Eighteen boats competed. Six sank. That, perhaps, was a fitting result for an afternoon event that was themed “Heroes vs. Villains.”
The eventual winners of the event, Greg Mares, 33, and Al Knorr, 72, dressed as classic Mad Magazine characters “Spy vs. Spy.”
Before the race, Knorr said his wife came up with the costume idea, and although they definitely were in the competition to win, it was more about having a good time.
“Fun is the number one objective,” he said. “Number two is … I forgot what number two was. Number three is bribe the judges and we win.”
As usual, the regatta brought out participants’ creative flair. The good ship Royal Flush was shaped like a giant toilet. Its bumper sticker read, “If you can read this, piddle faster.”
“I just love this event,” said Royal Flush captain Cheryl Grimes, 53. “It’s just fun to see what you can do with cardboard and what ideas you can come up with.”

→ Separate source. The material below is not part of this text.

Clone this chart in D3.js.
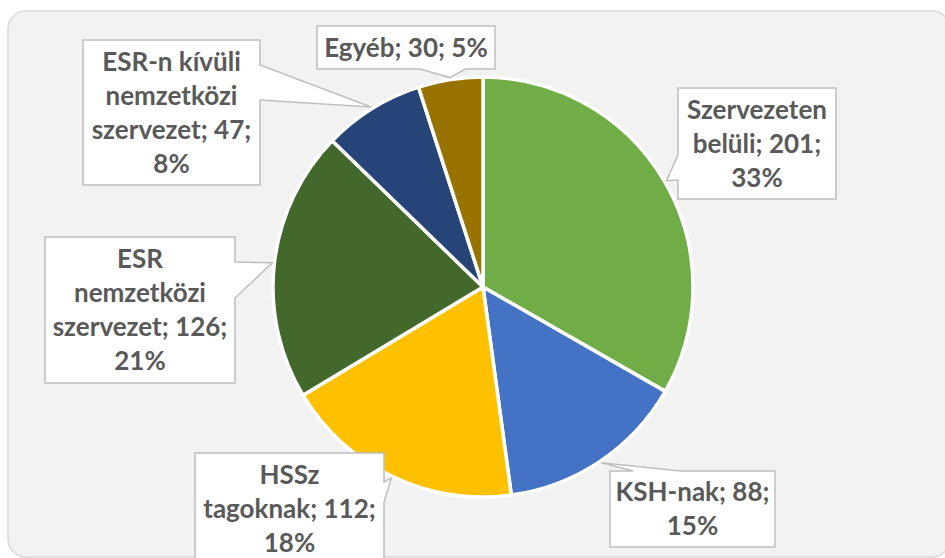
<!DOCTYPE html>
<html>
<head>
<meta charset="utf-8">
<script src="https://cdn.jsdelivr.net/npm/d3@7"></script>
<style>
  body { margin: 0; background: #fff; }
  svg { display: block; }
</style>
</head>
<body>
<div id="chart"></div>
<script>
const width = 945;
const height = 558;

// data
const categories = ["Szervezeten belüli", "KSH-nak", "HSSz tagoknak", "ESR nemzetközi szervezet", "ESR-n kívüli nemzetközi szervezet", "Egyéb"];
const values = [201, 88, 112, 126, 47, 30];
const percents = ["33%", "15%", "18%", "21%", "8%", "5%"];
const colors = ["#70ad47", "#4472c4", "#ffc000", "#43682b", "#264478", "#997300"];

// callout boxes: x, y, w, h, wrap width, side of the wedge, wedge base (along that side)
// lead = words forced onto the first line (Excel wraps narrower than Lato does)
const boxes = [
  {x: 678, y: 88, w: 158, h: 111, tw: 150, side: "left", b0: 155, b1: 180},
  {x: 610, y: 471, w: 165, h: 76, tw: 160, side: "top", b0: 633, b1: 680},
  {x: 195, y: 453, w: 189, h: 111, tw: 180, lead: 1, side: "right", b0: 482, b1: 502},
  {x: 45, y: 237, w: 190, h: 146, tw: 178, side: "right", b0: 262, b1: 298},
  {x: 83, y: 40, w: 177, h: 145, tw: 165, side: "right", b0: 65, b1: 100},
  {x: 317, y: 26, w: 178, h: 43, tw: 178, side: "bottom", b0: 420, b1: 465}
];

const cx = 483, cy = 287, radius = 210;
const lineH = 34;
const fontSize = 26;

const svg = d3.select("#chart").append("svg")
    .attr("width", width)
    .attr("height", height);

// chart area
svg.append("rect")
    .attr("x", 8).attr("y", 11)
    .attr("width", 942).attr("height", 546)
    .attr("rx", 18)
    .style("fill", "#f2f2f2")
    .style("stroke", "#d9d9d9")
    .style("stroke-width", 1.5);

const pie = d3.pie().sort(null).value(d => d);
const arcs = pie(values);
const arc = d3.arc().innerRadius(0).outerRadius(radius);

const g = svg.append("g").attr("transform", `translate(${cx},${cy})`);
g.selectAll("path")
    .data(arcs)
    .enter().append("path")
    .attr("d", arc)
    .style("fill", (d, i) => colors[i])
    .style("stroke", "#fff")
    .style("stroke-width", 3.5)
    .style("stroke-linejoin", "round");

// wedge tip sits just outside the rim, at the slice's middle angle
function tipOf(d) {
  const a = (d.startAngle + d.endAngle) / 2;
  const r = radius + 2;
  return [cx + r * Math.sin(a), cy - r * Math.cos(a)];
}

function calloutPath(b, tip) {
  const x0 = b.x, y0 = b.y, x1 = b.x + b.w, y1 = b.y + b.h;
  const p = [];
  p.push([x0, y0]);
  if (b.side === "top") { p.push([b.b0, y0], tip, [b.b1, y0]); }
  p.push([x1, y0]);
  if (b.side === "right") { p.push([x1, b.b0], tip, [x1, b.b1]); }
  p.push([x1, y1]);
  if (b.side === "bottom") { p.push([b.b1, y1], tip, [b.b0, y1]); }
  p.push([x0, y1]);
  if (b.side === "left") { p.push([x0, b.b1], tip, [x0, b.b0]); }
  return "M" + p.map(q => q.join(",")).join("L") + "Z";
}

const measure = svg.append("text")
    .style("font-family", "Lato, 'Open Sans', sans-serif")
    .style("font-weight", "bold")
    .style("font-size", fontSize + "px");

function wrap(words, maxW, lead) {
  const lines = [];
  let cur = "";
  words.forEach((w, k) => {
    const test = cur ? cur + " " + w : w;
    measure.text(test);
    const forced = lead && k === lead;
    if (cur && (forced || measure.node().getComputedTextLength() > maxW)) {
      lines.push(cur);
      cur = w;
    } else {
      cur = test;
    }
  });
  if (cur) lines.push(cur);
  return lines;
}

const labels = svg.append("g");
arcs.forEach((d, i) => {
  const b = boxes[i];
  labels.append("path")
      .attr("d", calloutPath(b, tipOf(d)))
      .style("fill", "#fff")
      .style("stroke", "#bfbfbf")
      .style("stroke-width", 1.5)
      .style("stroke-linejoin", "miter");

  const words = (categories[i] + "; " + values[i] + "; " + percents[i]).split(" ");
  const lines = wrap(words, b.tw, b.lead);
  const top = b.y + (b.h - lines.length * lineH) / 2;
  const t = labels.append("text")
      .attr("text-anchor", "middle")
      .style("font-family", "Lato, 'Open Sans', sans-serif")
      .style("font-weight", "bold")
      .style("font-size", fontSize + "px")
      .style("fill", "#595959");
  lines.forEach((l, j) => {
    t.append("tspan")
        .attr("x", b.x + b.w / 2)
        .attr("y", top + j * lineH + 26)
        .text(l);
  });
});
measure.remove();
</script>
</body>
</html>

Penny Eagle designed and helped build an elaborate Star Wars-themed boat. It included a papier-mâché depiction of Han Solo frozen in carbonite. The vessel was manned by four storm troopers, Darth Vader, and Mace Windu.
“When we build them, we don’t race them, we get others to race,” said Eagle, 52. “We’ve never won the speed (trophy). We’ve always focused on the creative side. One year, we may go for speed.”
The Stella Historical Society’s boat featured a scene from “Rocky and Bullwinkle,” starring side-characters Snidely Whiplash and Dudley Do-Right.
David Huddleston, 14, dressed as Whiplash. The Puyallup resident joined his grandfather John Koehler, who helped build the ship. Koehler said he’d been involved in the regatta from the very beginning.
“I grew up in Kelso, so I was an entry in the very first boat race they ever held,” he said. “So I’ve always been a big fan of the boat races.”
The lone Class II boat was a foot-paddle driven ship with a melodramatic play, “The Perils of Pauline,” performed while afloat on the lake. The three actors were Carsten Winther, 17, the heroic sheriff, his sister Ava, 10, the damsel in distress, and Jill Ferrier, 73, the dastardly villain who ties Ava to the train tracks.
Carsten, a student at Kalama High School, said he wasn’t worried about acting in front of such a large audience.
“I just love to compete and to perform, to be in front of a crowd,” he said.
All three sides of Lake Sacajawea (Lion’s Island was closed off) where crammed with spectators for the event, sponsored by KLOG radio, KapStone Paper and Packaging and others.
One of those audience members, Don Hockett of Kelso, said it was his first time at the regatta.
“I usually end up working on the day that they have the regatta, so this is the first year I actually get to see it,” he said.
He said he only had one simple request for the festivities: “I wanna see ‘em sink. I want to see people swimming.”